Four servers with ssh timeout and vm crashes

Hi, this is my first post. I’m using Cloudmin for almost a year on 4 systems with 4 vms on each one. The first months, I always had problems with some vms crashing daily. I noticed that VMs became very stable from Jan-2013 aprox. 45 days without issues.

Suddenly since the last week, the problems return. For about 3 days I was receiving “system down” alerts for almost all VMs on all systems. But it was not real downs, but ssh timeout issues. The problem is that some of that alerts were real, so I was checking VMs constantly to know wich ones are really down. I changed timeout from 30 to 60 seconds trying to reduce false alarms.

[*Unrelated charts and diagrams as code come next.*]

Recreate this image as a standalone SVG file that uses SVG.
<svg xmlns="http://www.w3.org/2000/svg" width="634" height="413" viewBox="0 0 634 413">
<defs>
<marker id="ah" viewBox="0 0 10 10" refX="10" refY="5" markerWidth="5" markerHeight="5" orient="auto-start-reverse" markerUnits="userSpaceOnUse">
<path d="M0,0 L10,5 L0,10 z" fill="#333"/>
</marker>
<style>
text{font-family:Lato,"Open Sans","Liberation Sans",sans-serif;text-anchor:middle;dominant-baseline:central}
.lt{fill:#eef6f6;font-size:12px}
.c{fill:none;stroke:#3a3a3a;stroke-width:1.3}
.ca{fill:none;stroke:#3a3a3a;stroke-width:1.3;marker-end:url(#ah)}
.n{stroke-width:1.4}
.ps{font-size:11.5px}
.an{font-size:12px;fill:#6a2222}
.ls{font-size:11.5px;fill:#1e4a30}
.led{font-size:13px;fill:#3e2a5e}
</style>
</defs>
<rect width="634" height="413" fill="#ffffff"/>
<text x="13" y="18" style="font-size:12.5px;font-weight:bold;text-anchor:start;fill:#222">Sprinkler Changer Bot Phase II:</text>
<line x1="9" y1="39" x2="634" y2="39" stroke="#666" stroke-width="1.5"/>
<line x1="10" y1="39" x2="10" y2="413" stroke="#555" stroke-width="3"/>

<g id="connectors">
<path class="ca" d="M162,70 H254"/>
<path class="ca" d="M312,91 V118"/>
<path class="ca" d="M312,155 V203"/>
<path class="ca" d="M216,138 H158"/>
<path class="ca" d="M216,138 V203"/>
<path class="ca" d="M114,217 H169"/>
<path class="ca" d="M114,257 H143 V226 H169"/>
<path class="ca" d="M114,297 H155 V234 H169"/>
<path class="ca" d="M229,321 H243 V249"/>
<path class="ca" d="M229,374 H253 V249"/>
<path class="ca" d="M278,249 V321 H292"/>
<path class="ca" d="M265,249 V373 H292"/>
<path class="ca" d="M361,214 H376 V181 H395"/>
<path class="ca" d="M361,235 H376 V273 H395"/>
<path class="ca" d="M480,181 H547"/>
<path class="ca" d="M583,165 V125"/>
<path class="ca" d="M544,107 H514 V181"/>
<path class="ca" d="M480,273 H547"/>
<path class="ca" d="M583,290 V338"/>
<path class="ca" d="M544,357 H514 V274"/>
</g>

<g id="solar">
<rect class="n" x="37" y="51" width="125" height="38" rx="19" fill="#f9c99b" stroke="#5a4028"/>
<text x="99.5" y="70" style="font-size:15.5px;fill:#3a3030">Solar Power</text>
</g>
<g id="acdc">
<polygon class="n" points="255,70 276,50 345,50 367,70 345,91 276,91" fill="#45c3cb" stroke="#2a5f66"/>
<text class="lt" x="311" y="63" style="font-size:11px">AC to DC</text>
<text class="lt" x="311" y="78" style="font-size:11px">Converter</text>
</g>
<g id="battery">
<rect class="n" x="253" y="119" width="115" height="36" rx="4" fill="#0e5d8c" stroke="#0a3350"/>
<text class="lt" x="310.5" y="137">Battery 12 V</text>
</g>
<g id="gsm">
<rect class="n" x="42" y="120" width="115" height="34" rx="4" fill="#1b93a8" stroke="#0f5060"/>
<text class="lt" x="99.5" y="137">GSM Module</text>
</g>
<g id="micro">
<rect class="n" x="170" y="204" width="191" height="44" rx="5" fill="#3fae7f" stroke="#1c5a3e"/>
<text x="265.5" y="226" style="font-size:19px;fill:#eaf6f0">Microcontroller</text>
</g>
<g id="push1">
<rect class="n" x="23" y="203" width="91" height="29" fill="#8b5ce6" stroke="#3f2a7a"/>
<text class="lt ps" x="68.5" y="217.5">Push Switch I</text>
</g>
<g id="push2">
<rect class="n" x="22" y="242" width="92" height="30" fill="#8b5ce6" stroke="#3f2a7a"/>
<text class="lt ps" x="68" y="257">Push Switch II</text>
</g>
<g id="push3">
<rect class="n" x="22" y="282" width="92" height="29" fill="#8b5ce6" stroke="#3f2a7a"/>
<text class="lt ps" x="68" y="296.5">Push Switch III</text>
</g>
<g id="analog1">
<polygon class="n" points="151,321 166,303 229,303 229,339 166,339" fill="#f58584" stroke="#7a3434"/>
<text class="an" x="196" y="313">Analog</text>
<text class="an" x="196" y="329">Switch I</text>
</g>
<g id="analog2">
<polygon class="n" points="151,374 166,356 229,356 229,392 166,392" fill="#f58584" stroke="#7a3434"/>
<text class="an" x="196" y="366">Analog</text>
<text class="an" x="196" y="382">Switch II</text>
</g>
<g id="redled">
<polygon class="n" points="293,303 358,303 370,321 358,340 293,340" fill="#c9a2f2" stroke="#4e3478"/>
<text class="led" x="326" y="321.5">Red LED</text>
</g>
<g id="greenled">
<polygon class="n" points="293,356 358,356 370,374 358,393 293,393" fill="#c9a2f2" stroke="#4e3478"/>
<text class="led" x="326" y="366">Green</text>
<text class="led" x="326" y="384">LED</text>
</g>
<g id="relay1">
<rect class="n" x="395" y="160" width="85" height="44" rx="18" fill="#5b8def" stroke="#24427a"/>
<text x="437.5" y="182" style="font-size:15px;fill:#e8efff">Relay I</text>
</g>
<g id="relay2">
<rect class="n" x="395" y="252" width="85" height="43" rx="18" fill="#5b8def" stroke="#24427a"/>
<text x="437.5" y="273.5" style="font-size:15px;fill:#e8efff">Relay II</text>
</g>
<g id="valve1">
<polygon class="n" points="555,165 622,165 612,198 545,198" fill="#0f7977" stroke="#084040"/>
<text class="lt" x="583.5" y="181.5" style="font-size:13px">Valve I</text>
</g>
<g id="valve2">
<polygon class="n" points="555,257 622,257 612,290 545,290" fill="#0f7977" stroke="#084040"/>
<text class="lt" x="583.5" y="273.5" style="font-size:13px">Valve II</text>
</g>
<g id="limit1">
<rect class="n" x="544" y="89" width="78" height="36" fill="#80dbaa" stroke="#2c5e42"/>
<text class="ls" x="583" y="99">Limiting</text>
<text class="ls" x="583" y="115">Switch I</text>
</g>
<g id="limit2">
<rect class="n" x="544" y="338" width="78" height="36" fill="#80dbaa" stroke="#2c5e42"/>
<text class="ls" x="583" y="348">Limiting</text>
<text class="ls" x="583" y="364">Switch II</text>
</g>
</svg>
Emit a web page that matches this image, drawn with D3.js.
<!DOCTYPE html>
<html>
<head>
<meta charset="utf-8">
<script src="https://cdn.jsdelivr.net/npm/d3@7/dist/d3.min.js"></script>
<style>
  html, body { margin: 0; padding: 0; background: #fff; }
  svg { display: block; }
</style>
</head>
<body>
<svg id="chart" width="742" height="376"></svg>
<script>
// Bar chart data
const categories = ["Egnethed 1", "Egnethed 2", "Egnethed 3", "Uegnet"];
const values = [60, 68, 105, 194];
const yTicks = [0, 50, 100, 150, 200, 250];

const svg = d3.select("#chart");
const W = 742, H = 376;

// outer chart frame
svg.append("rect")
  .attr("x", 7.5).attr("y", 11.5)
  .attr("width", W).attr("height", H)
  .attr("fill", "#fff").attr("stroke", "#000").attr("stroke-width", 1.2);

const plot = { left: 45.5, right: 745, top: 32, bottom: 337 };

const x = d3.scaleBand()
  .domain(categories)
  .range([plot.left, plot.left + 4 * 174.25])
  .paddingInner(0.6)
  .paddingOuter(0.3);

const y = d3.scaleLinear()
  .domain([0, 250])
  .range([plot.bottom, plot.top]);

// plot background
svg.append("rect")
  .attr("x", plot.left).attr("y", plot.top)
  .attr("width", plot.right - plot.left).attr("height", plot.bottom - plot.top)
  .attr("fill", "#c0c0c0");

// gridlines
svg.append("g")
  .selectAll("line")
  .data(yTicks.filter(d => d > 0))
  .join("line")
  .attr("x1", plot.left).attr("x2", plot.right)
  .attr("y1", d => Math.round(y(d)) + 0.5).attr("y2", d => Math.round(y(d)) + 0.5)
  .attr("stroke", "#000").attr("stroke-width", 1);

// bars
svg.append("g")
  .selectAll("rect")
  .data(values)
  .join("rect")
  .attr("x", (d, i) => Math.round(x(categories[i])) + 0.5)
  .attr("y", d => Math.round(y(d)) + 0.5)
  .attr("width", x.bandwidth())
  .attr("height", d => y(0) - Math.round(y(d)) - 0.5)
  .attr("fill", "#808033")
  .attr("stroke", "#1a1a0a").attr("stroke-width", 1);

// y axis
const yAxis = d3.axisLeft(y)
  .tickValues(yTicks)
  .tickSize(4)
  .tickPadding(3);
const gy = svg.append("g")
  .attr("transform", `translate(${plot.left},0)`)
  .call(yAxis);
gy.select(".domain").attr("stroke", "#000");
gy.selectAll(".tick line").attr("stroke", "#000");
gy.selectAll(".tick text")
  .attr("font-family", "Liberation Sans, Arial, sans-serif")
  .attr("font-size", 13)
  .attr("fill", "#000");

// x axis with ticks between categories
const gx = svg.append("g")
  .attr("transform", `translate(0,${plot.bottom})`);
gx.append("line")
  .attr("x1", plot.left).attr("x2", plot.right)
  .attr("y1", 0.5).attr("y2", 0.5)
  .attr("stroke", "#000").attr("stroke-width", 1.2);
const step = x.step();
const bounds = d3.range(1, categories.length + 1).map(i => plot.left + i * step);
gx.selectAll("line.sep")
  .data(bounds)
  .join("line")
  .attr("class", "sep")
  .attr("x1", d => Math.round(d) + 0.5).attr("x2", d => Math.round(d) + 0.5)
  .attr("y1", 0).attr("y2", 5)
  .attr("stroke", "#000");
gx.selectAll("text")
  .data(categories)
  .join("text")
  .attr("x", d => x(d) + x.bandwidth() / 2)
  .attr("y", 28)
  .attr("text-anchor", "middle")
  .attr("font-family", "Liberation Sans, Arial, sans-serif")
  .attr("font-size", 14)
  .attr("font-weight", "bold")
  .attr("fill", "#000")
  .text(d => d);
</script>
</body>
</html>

The four servers have from 4 to 8 cores, from 4 to 8 GB of RAM, all with 500 GB HD raid-1. Each server have 4 VMs each one with 1 GB and CPU limit of 50% to 250%. I’m using img files for virtual disks with virtio, each one of about 10 to 50 GB. Some of them are mail servers, other web-servers. All using virtualmin. I’m trying to look for a pattern to know why some VMs are so unstable.

Today, one of the VMs, a mail-server suddenly crashed and the virtual hard drive required a fsck that tooks 1 hour. I’m worried about starting the week with all these alarms and crashes.

Please I need some advice to find the root of these problems and solve them. Thanks.